So often as the school year winds down parents will ask what they should be doing over the summer to be sure their child is ready for…..the new school year, Kindergarten, whatever their next step is.
This article sums up 90% of my advice……read, read, read….to your children!
There are two other things I also emphasize.
1. Get outside and run, swim, play ball, and give your child as much freedom outside as possible, without your telling him/her what to do and how to do it, but send them outside!
2. Enjoy time together! Think of the warm memories you have of fishing, wandering in the woods, going to the swimming pool, and lying on the ground looking at the stars on a summer night with your parents. Summer schedules are usually more relaxed. Relax with your children.
Million Word Gap
(from Exchange Everyday, May 13, 2019)
Writing on the Ohio State website, Jeff Grabmeier reports that:
“Young children whose parents read them five books a day enter kindergarten having heard about 1.4 million more words than kids who were never read to, a new study found.
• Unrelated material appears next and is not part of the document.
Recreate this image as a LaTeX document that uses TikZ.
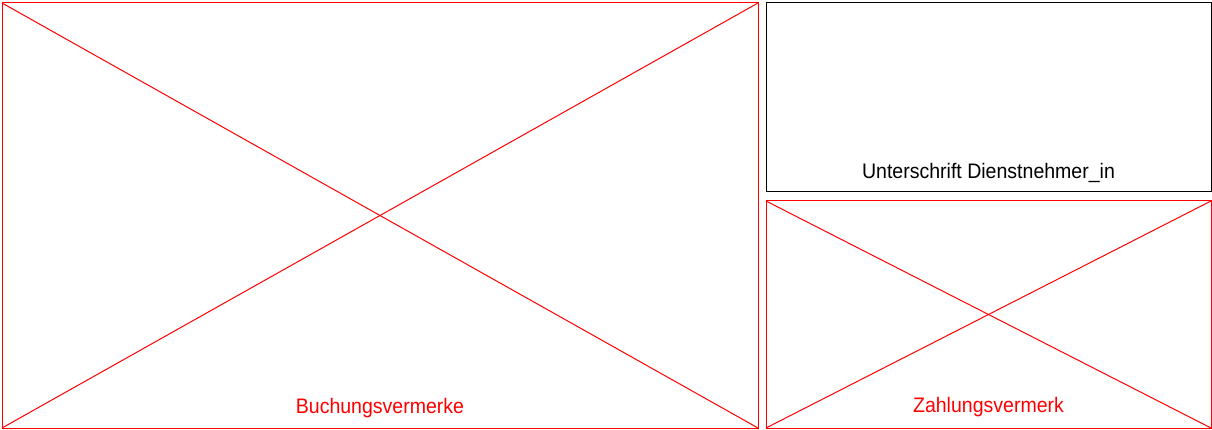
\documentclass[tikz,border=0pt]{standalone}
\usepackage{fontspec}
\setmainfont{Liberation Sans}
\definecolor{pred}{RGB}{255,0,0}
\begin{document}
\begin{tikzpicture}[x=1pt,y=-1pt,
  frame/.style={draw, line width=1pt, inner sep=0pt, outer sep=0pt, rectangle},
  redframe/.style={frame, draw=pred},
  cross/.style={draw=pred, line width=1pt},
  lbl/.style={anchor=base, inner sep=0pt, font=\fontsize{21}{24}\selectfont}
]
\useasboundingbox (0,0) rectangle (1212,430);
\node[redframe, minimum width=756pt, minimum height=425pt] (buch) at (380,215.5) {};
\node[frame, draw=black, minimum width=445pt, minimum height=189pt] (unt) at (988.5,97.5) {};
\node[redframe, minimum width=445pt, minimum height=227pt] (zahl) at (988.5,314.5) {};
\draw[cross] (buch.north west) -- (buch.south east);
\draw[cross] (buch.south west) -- (buch.north east);
\draw[cross] (zahl.north west) -- (zahl.south east);
\draw[cross] (zahl.south west) -- (zahl.north east);
\node[lbl, text=pred] (tb) at (380,413) {\scalebox{0.93}[1]{Buchungsvermerke}};
\node[lbl, text=black] (tu) at (988.5,179) {\scalebox{0.93}[1]{Unterschrift Dienstnehmer\_in}};
\node[lbl, text=pred] (tz) at (988.5,412) {\scalebox{0.93}[1]{Zahlungsvermerk}};
\end{tikzpicture}
\end{document}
This ‘million word gap’ could be one key in explaining differences in vocabulary and reading development, said Jessica Logan, lead author of the study and assistant professor of educational studies at The Ohio State University.
Even kids who are read only one book a day will hear about 290,000 more words by age 5 than those who don’t regularly read books with a parent or caregiver.”
And, in an Exchange article, "Supporting Parents in Guiding Early Language and Literacy Development" (which is the foundation for an Out of the Box Training Kit), author Bisa Batten Lewis provides these developmentally appropriate strategies for supporting infants’ language and literacy learning that can be shared with families:
Read to baby 3-5 times per day
Allowing baby to engage in reading with you (e.g. point, turn pages, and so on)
Actively talking with baby, with eye contact, about food, daily routines, outdoors, signs, pictures, books, and print in the environment
Singing songs, such as “If You’re Happy and You Know It”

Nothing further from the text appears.